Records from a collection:
※ ※ ※

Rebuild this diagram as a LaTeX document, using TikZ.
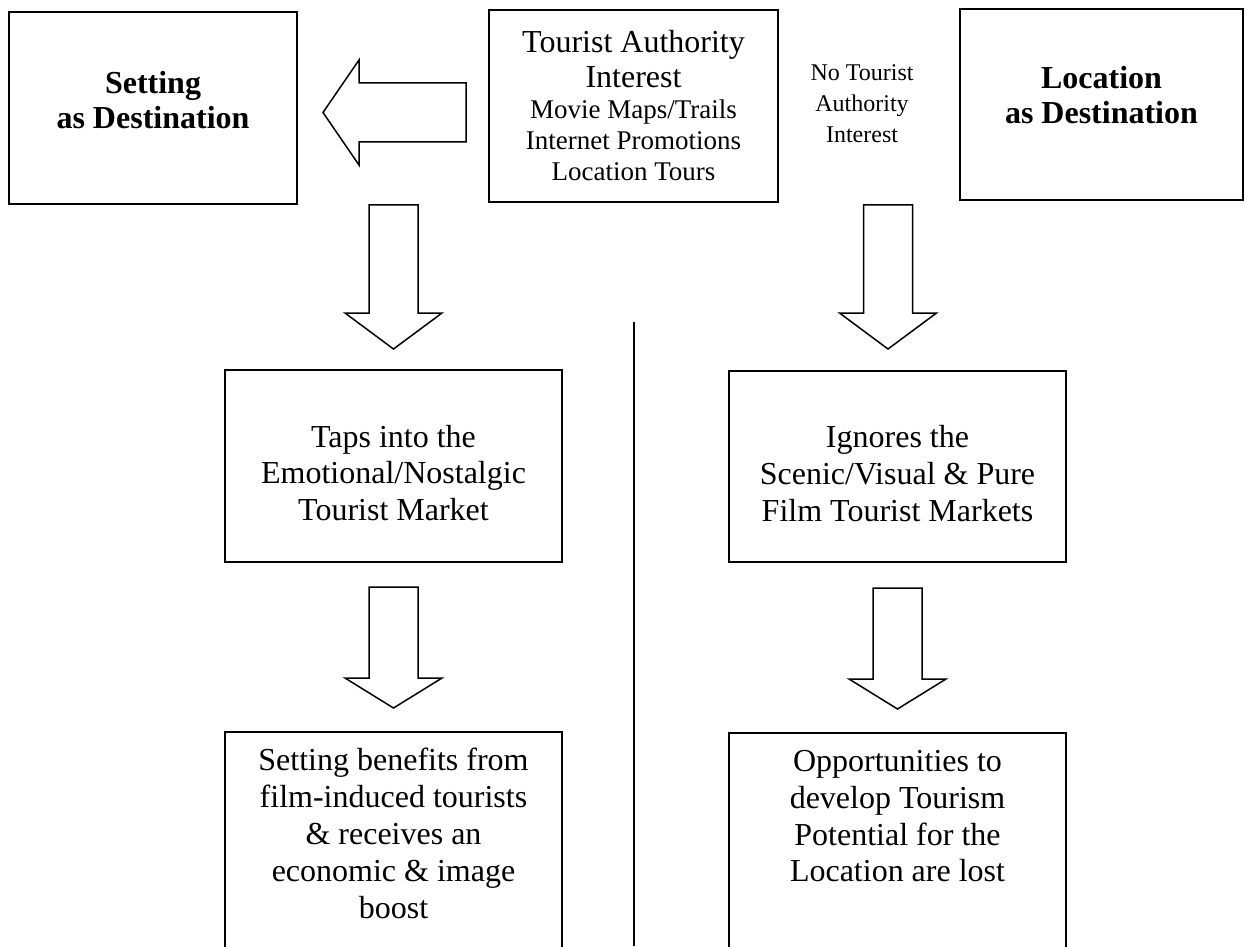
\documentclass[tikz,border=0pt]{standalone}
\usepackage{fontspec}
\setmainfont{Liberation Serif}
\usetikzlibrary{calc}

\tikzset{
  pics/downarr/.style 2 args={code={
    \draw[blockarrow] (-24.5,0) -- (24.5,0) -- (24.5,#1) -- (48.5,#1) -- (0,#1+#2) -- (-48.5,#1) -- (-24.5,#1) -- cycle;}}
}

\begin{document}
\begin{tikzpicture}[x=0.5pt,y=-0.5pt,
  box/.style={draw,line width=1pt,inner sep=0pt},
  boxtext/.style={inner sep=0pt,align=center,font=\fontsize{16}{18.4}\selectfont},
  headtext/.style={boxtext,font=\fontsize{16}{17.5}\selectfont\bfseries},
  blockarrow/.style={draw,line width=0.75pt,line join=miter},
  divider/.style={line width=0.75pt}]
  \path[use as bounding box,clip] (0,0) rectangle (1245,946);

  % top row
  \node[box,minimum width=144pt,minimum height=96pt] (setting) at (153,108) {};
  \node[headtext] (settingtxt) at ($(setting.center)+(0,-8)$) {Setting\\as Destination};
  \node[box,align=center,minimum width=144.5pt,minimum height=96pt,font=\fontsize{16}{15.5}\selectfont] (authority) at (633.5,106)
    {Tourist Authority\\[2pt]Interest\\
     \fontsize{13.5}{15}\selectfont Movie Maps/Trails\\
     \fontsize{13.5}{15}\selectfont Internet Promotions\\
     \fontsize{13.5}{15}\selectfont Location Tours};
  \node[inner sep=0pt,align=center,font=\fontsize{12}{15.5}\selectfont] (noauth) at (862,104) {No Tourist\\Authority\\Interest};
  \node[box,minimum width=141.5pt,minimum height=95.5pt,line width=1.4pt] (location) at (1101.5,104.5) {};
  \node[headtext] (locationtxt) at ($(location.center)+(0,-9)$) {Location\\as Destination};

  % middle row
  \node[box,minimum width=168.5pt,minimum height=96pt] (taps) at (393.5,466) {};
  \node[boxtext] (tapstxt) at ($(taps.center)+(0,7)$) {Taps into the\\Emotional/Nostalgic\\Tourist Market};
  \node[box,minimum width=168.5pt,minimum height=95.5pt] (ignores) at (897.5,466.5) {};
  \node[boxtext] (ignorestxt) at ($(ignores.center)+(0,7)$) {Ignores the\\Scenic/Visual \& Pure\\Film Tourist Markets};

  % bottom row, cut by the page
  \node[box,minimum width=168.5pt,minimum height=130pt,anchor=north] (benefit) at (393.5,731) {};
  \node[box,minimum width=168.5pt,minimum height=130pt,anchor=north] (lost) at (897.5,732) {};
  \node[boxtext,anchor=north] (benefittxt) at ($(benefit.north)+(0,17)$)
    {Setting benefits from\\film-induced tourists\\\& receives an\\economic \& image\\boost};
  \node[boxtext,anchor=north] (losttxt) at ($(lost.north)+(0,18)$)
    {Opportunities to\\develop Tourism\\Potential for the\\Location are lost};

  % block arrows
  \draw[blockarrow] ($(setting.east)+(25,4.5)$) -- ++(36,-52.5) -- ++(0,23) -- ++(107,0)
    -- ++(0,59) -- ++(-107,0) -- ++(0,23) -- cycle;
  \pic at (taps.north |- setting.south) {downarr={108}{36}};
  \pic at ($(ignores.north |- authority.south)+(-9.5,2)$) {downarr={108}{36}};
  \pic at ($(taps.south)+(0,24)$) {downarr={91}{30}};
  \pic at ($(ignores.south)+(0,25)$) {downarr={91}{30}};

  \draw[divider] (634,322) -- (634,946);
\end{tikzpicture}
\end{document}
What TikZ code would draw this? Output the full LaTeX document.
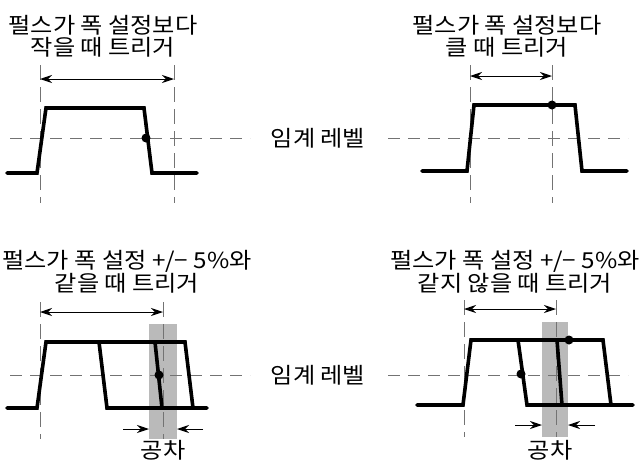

※ ※ ※

EXERCISE GOAL:
Tally up the lines with the word "code" in them, and answer with that number by itself.

OUTPUT OF THE EXERCISE:
2